Forget and Explain: Transparent Verification of GNN Unlearning
Imran Ahsan , Hyunwook Yu , Jinsung Kim , Mucheol Kim
Published on arXiv
2512.07450
Membership Inference Attack
OWASP ML Top 10 — ML04
Key Finding
XAI-based attribution metrics reveal residual memorization in GNN unlearning methods (especially IDEA) that accuracy and membership inference tests both overlook.

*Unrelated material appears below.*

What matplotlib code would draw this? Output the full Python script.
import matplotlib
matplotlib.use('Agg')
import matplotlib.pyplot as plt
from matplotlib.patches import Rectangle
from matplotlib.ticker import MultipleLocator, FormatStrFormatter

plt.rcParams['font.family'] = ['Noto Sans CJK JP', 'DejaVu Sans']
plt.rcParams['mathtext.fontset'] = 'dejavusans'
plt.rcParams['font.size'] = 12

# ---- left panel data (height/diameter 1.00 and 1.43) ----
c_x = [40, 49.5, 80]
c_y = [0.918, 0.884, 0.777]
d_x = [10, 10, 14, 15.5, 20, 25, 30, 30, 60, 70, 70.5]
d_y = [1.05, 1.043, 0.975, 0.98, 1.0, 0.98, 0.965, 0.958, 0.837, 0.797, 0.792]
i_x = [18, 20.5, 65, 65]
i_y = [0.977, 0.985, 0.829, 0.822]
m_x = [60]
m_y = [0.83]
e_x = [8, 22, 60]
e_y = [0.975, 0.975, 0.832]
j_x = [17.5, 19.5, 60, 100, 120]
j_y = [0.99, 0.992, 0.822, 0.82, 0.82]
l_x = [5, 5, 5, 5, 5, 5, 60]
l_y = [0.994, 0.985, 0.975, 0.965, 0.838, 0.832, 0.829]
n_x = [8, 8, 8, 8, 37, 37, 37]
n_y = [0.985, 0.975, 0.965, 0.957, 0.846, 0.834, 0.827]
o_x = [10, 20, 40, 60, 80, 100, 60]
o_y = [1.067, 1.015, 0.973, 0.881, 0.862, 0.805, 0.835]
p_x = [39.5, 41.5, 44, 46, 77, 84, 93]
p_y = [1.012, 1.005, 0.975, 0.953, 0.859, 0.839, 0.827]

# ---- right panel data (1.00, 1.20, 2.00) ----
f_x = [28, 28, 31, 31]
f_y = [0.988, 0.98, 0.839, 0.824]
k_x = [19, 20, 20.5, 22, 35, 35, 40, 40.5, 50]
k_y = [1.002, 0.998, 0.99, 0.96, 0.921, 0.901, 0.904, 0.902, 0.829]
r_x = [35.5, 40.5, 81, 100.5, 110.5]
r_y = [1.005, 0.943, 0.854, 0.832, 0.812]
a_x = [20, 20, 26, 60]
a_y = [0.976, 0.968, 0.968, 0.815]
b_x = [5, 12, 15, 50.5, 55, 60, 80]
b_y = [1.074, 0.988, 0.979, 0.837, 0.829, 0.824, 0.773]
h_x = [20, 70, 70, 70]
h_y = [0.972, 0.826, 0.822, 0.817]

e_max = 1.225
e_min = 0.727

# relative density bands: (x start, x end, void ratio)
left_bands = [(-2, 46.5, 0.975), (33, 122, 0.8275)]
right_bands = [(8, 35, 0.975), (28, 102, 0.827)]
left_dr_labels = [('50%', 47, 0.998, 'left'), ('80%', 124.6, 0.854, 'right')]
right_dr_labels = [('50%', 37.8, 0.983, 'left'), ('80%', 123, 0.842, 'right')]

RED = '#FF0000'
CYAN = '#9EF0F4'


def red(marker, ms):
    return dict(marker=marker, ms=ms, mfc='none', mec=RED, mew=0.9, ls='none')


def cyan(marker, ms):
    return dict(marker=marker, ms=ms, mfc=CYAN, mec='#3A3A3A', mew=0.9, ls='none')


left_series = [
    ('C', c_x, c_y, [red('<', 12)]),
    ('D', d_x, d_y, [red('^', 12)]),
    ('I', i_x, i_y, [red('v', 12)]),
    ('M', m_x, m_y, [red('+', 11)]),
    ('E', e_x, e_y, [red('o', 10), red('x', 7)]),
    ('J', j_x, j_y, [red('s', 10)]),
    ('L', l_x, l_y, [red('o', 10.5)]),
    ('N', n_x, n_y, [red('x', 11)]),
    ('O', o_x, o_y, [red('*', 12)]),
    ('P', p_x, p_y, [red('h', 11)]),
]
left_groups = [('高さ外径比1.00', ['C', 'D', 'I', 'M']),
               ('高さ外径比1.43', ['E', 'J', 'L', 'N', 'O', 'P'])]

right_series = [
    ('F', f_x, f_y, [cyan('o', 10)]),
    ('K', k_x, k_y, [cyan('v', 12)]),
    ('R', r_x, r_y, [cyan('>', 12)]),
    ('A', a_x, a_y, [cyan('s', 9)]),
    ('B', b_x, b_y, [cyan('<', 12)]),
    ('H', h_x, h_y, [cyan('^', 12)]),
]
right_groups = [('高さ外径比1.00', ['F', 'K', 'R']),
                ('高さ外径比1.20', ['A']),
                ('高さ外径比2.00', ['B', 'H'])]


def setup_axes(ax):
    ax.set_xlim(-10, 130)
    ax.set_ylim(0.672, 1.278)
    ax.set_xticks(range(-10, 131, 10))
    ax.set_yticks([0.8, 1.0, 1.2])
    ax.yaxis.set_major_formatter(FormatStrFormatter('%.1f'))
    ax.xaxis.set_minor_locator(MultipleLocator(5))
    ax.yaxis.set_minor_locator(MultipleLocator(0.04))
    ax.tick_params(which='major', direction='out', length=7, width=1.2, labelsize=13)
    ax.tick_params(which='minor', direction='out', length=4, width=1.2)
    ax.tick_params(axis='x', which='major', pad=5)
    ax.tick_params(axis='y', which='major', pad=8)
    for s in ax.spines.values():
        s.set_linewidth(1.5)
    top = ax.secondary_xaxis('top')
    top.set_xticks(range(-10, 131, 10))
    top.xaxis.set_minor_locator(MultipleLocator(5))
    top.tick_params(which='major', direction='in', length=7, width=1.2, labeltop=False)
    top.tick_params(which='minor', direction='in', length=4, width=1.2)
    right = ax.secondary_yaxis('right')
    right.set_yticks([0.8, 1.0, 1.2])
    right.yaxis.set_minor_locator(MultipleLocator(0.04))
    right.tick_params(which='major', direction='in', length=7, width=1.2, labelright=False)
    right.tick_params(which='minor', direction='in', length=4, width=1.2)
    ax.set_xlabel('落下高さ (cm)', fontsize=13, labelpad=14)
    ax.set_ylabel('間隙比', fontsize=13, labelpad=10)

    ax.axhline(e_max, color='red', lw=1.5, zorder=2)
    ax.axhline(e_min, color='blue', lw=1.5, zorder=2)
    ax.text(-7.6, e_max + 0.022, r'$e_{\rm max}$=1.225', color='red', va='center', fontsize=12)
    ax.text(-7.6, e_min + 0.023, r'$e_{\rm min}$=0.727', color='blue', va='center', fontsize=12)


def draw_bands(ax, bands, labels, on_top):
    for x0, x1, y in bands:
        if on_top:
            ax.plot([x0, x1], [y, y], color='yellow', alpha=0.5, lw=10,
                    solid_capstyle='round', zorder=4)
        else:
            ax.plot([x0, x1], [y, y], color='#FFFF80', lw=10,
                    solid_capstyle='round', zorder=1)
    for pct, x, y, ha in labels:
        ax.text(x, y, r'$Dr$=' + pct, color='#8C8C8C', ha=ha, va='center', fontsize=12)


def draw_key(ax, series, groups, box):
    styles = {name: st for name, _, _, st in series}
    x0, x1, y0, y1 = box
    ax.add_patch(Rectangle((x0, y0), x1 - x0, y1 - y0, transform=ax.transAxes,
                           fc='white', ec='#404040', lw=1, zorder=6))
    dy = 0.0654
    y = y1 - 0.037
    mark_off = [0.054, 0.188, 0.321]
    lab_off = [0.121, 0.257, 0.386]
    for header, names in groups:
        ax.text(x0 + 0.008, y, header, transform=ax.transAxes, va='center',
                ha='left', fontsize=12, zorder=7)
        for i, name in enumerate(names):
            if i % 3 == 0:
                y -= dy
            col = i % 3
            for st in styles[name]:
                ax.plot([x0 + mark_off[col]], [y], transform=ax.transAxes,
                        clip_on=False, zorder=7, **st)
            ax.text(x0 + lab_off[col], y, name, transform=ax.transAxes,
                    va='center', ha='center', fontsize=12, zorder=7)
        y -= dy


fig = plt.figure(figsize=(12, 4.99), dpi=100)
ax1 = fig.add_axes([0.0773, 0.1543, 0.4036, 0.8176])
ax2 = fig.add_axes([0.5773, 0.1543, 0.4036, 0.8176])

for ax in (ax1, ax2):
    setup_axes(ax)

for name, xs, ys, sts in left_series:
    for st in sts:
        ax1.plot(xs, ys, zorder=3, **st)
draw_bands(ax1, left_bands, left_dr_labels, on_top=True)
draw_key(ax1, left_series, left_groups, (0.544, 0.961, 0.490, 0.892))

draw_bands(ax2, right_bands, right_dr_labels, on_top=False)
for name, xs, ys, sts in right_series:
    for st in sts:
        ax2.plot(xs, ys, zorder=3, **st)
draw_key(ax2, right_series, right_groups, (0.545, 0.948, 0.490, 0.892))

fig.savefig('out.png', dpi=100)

Explainability-Driven GNN Unlearning Verifier
Novel technique introduced
Graph neural networks (GNNs) are increasingly used to model complex patterns in graph-structured data. However, enabling them to "forget" designated information remains challenging, especially under privacy regulations such as the GDPR. Existing unlearning methods largely optimize for efficiency and scalability, yet they offer little transparency, and the black-box nature of GNNs makes it difficult to verify whether forgetting has truly occurred. We propose an explainability-driven verifier for GNN unlearning that snapshots the model before and after deletion, using attribution shifts and localized structural changes (for example, graph edit distance) as transparent evidence. The verifier uses five explainability metrics: residual attribution, heatmap shift, explainability score deviation, graph edit distance, and a diagnostic graph rule shift. We evaluate two backbones (GCN, GAT) and four unlearning strategies (Retrain, GraphEditor, GNNDelete, IDEA) across five benchmarks (Cora, Citeseer, Pubmed, Coauthor-CS, Coauthor-Physics). Results show that Retrain and GNNDelete achieve near-complete forgetting, GraphEditor provides partial erasure, and IDEA leaves residual signals. These explanation deltas provide the primary, human-readable evidence of forgetting; we also report membership-inference ROC-AUC as a complementary, graph-wide privacy signal.
Key Contributions
- Five explainability-based metrics (Residual Attribution, Heatmap Shift, Explainability Score Deviation, Graph Edit Distance, Graph Rule Shift) for transparent GNN unlearning verification
- Unified verification pipeline combining GraphChef and ProxyGraph-inspired k-hop local proxies with attribution heatmaps to trace information flow before and after deletion
- Empirical evaluation showing that XAI metrics detect residual memorization in methods (e.g., IDEA) that appear to pass standard accuracy and MIA tests
🛡️ Threat Analysis
Membership inference ROC-AUC is explicitly used as a privacy evaluation signal for GNN unlearning; the paper further shows that XAI metrics detect residual memorization (data still linkable to deleted samples) that MIA tests fail to surface, directly addressing whether an adversary could still determine membership after unlearning.